DIRECTIVE:
Extract each line of the data and write it out again exactly.

DATA:
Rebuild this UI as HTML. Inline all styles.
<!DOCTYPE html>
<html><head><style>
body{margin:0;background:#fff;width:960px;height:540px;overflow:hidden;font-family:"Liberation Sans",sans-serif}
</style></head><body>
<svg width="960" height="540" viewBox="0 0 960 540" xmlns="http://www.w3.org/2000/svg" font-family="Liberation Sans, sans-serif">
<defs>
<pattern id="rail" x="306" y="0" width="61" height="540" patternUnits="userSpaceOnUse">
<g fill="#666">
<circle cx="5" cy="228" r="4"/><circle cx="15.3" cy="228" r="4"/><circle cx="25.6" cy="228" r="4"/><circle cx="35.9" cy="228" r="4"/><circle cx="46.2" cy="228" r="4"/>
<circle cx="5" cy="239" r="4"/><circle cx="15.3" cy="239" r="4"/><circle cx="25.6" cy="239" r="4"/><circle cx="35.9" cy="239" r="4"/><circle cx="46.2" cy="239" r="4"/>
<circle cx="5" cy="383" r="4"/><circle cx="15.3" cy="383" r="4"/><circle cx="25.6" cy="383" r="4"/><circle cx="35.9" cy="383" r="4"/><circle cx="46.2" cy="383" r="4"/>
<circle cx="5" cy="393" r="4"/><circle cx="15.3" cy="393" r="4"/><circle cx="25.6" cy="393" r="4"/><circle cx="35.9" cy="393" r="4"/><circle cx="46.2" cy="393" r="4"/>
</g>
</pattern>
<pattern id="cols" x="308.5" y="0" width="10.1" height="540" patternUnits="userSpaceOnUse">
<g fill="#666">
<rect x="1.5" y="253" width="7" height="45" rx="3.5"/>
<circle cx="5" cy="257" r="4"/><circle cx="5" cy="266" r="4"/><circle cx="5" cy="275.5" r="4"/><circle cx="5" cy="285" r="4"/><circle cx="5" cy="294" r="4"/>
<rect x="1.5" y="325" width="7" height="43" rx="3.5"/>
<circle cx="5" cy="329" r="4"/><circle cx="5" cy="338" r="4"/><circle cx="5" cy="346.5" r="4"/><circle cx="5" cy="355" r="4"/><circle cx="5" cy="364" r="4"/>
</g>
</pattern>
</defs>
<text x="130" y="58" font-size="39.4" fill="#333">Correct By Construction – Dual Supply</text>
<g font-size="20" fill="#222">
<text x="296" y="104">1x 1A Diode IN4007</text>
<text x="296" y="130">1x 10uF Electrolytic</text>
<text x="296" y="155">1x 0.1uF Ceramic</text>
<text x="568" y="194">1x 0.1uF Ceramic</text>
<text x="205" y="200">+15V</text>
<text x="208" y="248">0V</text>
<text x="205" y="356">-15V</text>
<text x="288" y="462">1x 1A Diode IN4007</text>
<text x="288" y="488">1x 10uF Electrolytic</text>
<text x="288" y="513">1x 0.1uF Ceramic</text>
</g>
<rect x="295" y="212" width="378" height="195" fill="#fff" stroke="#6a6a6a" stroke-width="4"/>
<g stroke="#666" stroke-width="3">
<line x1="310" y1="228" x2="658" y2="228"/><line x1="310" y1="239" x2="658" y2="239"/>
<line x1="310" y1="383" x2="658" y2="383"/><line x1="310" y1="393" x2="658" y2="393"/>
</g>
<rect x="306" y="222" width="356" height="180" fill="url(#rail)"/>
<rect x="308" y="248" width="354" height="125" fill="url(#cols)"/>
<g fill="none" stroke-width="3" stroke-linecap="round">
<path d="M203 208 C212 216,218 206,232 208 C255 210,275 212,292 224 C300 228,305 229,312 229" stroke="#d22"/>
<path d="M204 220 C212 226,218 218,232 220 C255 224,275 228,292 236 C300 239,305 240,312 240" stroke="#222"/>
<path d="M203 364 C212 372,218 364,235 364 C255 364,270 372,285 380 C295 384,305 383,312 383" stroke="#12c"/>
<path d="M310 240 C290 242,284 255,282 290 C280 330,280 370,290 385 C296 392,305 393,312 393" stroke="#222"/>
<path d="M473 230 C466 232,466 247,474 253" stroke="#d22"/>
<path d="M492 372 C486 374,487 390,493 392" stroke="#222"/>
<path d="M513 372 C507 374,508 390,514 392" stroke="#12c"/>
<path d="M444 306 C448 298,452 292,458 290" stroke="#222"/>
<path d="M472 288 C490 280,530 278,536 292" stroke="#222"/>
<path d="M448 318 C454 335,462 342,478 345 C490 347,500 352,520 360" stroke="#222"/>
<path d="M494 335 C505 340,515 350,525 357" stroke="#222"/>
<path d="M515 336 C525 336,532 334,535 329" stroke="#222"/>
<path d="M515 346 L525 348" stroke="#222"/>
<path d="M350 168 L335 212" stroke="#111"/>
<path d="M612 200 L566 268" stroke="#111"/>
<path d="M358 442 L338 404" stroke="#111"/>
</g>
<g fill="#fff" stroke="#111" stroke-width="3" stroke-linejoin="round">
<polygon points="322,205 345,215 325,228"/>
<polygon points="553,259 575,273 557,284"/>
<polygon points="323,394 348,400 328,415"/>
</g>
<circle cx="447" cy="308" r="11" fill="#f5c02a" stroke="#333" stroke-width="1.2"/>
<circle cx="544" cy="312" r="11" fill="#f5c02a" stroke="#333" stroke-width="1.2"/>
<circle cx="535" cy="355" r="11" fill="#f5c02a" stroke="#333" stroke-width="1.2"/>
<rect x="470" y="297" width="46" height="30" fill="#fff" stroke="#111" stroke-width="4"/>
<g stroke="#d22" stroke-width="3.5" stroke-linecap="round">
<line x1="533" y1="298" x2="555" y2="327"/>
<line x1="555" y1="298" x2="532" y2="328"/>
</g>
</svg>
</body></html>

WRITTEN SOLUTION:
Rebuild this UI as HTML. Inline all styles.
<!DOCTYPE html>
<html><head><style>
body{margin:0;background:#fff;width:960px;height:540px;overflow:hidden;font-family:"Liberation Sans",sans-serif}
</style></head><body>
<svg width="960" height="540" viewBox="0 0 960 540" xmlns="http://www.w3.org/2000/svg" font-family="Liberation Sans, sans-serif">
<defs>
<pattern id="rail" x="306" y="0" width="61" height="540" patternUnits="userSpaceOnUse">
<g fill="#666">
<circle cx="5" cy="228" r="4"/><circle cx="15.3" cy="228" r="4"/><circle cx="25.6" cy="228" r="4"/><circle cx="35.9" cy="228" r="4"/><circle cx="46.2" cy="228" r="4"/>
<circle cx="5" cy="239" r="4"/><circle cx="15.3" cy="239" r="4"/><circle cx="25.6" cy="239" r="4"/><circle cx="35.9" cy="239" r="4"/><circle cx="46.2" cy="239" r="4"/>
<circle cx="5" cy="383" r="4"/><circle cx="15.3" cy="383" r="4"/><circle cx="25.6" cy="383" r="4"/><circle cx="35.9" cy="383" r="4"/><circle cx="46.2" cy="383" r="4"/>
<circle cx="5" cy="393" r="4"/><circle cx="15.3" cy="393" r="4"/><circle cx="25.6" cy="393" r="4"/><circle cx="35.9" cy="393" r="4"/><circle cx="46.2" cy="393" r="4"/>
</g>
</pattern>
<pattern id="cols" x="308.5" y="0" width="10.1" height="540" patternUnits="userSpaceOnUse">
<g fill="#666">
<rect x="1.5" y="253" width="7" height="45" rx="3.5"/>
<circle cx="5" cy="257" r="4"/><circle cx="5" cy="266" r="4"/><circle cx="5" cy="275.5" r="4"/><circle cx="5" cy="285" r="4"/><circle cx="5" cy="294" r="4"/>
<rect x="1.5" y="325" width="7" height="43" rx="3.5"/>
<circle cx="5" cy="329" r="4"/><circle cx="5" cy="338" r="4"/><circle cx="5" cy="346.5" r="4"/><circle cx="5" cy="355" r="4"/><circle cx="5" cy="364" r="4"/>
</g>
</pattern>
</defs>
<text x="130" y="58" font-size="39.4" fill="#333">Correct By Construction – Dual Supply</text>
<g font-size="20" fill="#222">
<text x="296" y="104">1x 1A Diode IN4007</text>
<text x="296" y="130">1x 10uF Electrolytic</text>
<text x="296" y="155">1x 0.1uF Ceramic</text>
<text x="568" y="194">1x 0.1uF Ceramic</text>
<text x="205" y="200">+15V</text>
<text x="208" y="248">0V</text>
<text x="205" y="356">-15V</text>
<text x="288" y="462">1x 1A Diode IN4007</text>
<text x="288" y="488">1x 10uF Electrolytic</text>
<text x="288" y="513">1x 0.1uF Ceramic</text>
</g>
<rect x="295" y="212" width="378" height="195" fill="#fff" stroke="#6a6a6a" stroke-width="4"/>
<g stroke="#666" stroke-width="3">
<line x1="310" y1="228" x2="658" y2="228"/><line x1="310" y1="239" x2="658" y2="239"/>
<line x1="310" y1="383" x2="658" y2="383"/><line x1="310" y1="393" x2="658" y2="393"/>
</g>
<rect x="306" y="222" width="356" height="180" fill="url(#rail)"/>
<rect x="308" y="248" width="354" height="125" fill="url(#cols)"/>
<g fill="none" stroke-width="3" stroke-linecap="round">
<path d="M203 208 C212 216,218 206,232 208 C255 210,275 212,292 224 C300 228,305 229,312 229" stroke="#d22"/>
<path d="M204 220 C212 226,218 218,232 220 C255 224,275 228,292 236 C300 239,305 240,312 240" stroke="#222"/>
<path d="M203 364 C212 372,218 364,235 364 C255 364,270 372,285 380 C295 384,305 383,312 383" stroke="#12c"/>
<path d="M310 240 C290 242,284 255,282 290 C280 330,280 370,290 385 C296 392,305 393,312 393" stroke="#222"/>
<path d="M473 230 C466 232,466 247,474 253" stroke="#d22"/>
<path d="M492 372 C486 374,487 390,493 392" stroke="#222"/>
<path d="M513 372 C507 374,508 390,514 392" stroke="#12c"/>
<path d="M444 306 C448 298,452 292,458 290" stroke="#222"/>
<path d="M472 288 C490 280,530 278,536 292" stroke="#222"/>
<path d="M448 318 C454 335,462 342,478 345 C490 347,500 352,520 360" stroke="#222"/>
<path d="M494 335 C505 340,515 350,525 357" stroke="#222"/>
<path d="M515 336 C525 336,532 334,535 329" stroke="#222"/>
<path d="M515 346 L525 348" stroke="#222"/>
<path d="M350 168 L335 212" stroke="#111"/>
<path d="M612 200 L566 268" stroke="#111"/>
<path d="M358 442 L338 404" stroke="#111"/>
</g>
<g fill="#fff" stroke="#111" stroke-width="3" stroke-linejoin="round">
<polygon points="322,205 345,215 325,228"/>
<polygon points="553,259 575,273 557,284"/>
<polygon points="323,394 348,400 328,415"/>
</g>
<circle cx="447" cy="308" r="11" fill="#f5c02a" stroke="#333" stroke-width="1.2"/>
<circle cx="544" cy="312" r="11" fill="#f5c02a" stroke="#333" stroke-width="1.2"/>
<circle cx="535" cy="355" r="11" fill="#f5c02a" stroke="#333" stroke-width="1.2"/>
<rect x="470" y="297" width="46" height="30" fill="#fff" stroke="#111" stroke-width="4"/>
<g stroke="#d22" stroke-width="3.5" stroke-linecap="round">
<line x1="533" y1="298" x2="555" y2="327"/>
<line x1="555" y1="298" x2="532" y2="328"/>
</g>
</svg>
</body></html>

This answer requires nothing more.